Gerisindeki sayısal çoğunluk ne olursa olsun Başbakan’ın böyle savaş çığlıkları atması kendisini İslam’ın kılıcı Hazreti Ali, ya da Kanuni yerine koyarak İslam’ın liderliğine soyunması tek emrin kural ve yasa sayıldığı Osmanlı sultanlarına yakışır da, demokratik parlamenter bir ülkenin parlamentosunun bilgisi dışında böyle konuşması ne derece uygun olur, ülkesine yarar mı yoksa zarar mı getirir diye düşünmek gerekmez mi? Bakın daha dün kadar yakın ünlü Economist Başbakan’ın bu gezisini nasıl yorumluyor.
'Erdoğan tuzağa düşüyor!'
Başbakan Erdoğan'ın "Arap baharının yaşandığı ülkelere yaptığı başarılı gezinin üzerine New York'ta Başkan Obama'yla yapacağı görüşmeye güvenle dolup taşarak gittiğinin belirtildiği haberde, ancak bunun uzun sürmediğini, görüşmeye saatler kala Ankara, Siirt ve sonra Bitlis'te PKK'nın düzenlediği düşünülen, ancak örgütün sorumluluk almayı reddettiği saldırılar yaşandığını yazılıyor. Ve şöyle deniliyor;
“Türkiye'nin son aylarda laik demokrasisi, büyüyen ekonomisi ve uluslararası gücüyle tüm dünyadaki Müslümanlara ilham verdiğini belirten Economist "ancak" diyor, "son kanlı olaylar gösterdi ki Kürt sorunu ve Erdoğan'ın giderek şahinleşen tutumu, hükümetin başarılarını etkileyebilir.”

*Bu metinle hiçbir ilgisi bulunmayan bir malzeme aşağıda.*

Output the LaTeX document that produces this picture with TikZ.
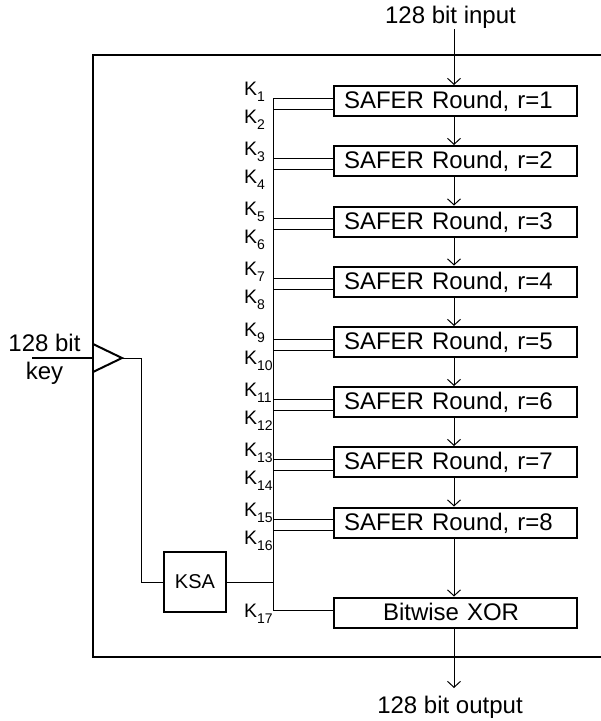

Economist eleştirilerini sürdürüyor:
“Ancak Erdoğan, Arap sokaklarındaki popülerliğini İsrail'e yönelik sert eleştirilerine borçlu. Yine de Türkiye'nin İsrail karşıtı söylemi, bölgedeki rakibi İran'ın tenkitleri yanında hiç kalır. Ve Türkiye'nin kusurlu olsa da canlı demokrasisi, mollaları en azından şimdilik gölgede bıraktı.” (The Economist)
Anlıyoruz.
Sayın Erdoğan Washington’da show’a devam ediyor. Davos’tan bu yana.
Büyük İnönü işte bunun için Türkiye’nin yetiştirdiği nadir liderlerden biridir. İsmet Paşa Türkiye’yi batıran ve maceradan maceraya sürükleyen “Merkez-i umumi” zihniyetinin hep karşısında olmuş ve lider olarak alacağı kararları açıktan söylemeden önce en az 24 saatlik bir düşünme payını işi ehline sormak için kendisine ayırırdı.
Nerede o eski liderler?
Hele sorun dış politika ise ve ülke bütün eski dostlarıyla düşman haline gelmiş ve çevresinde bir ateş çemberi oluşmuşsa.
Ne demişler:”Devlet adamlığı pazarda satılmıyor ki alasın!”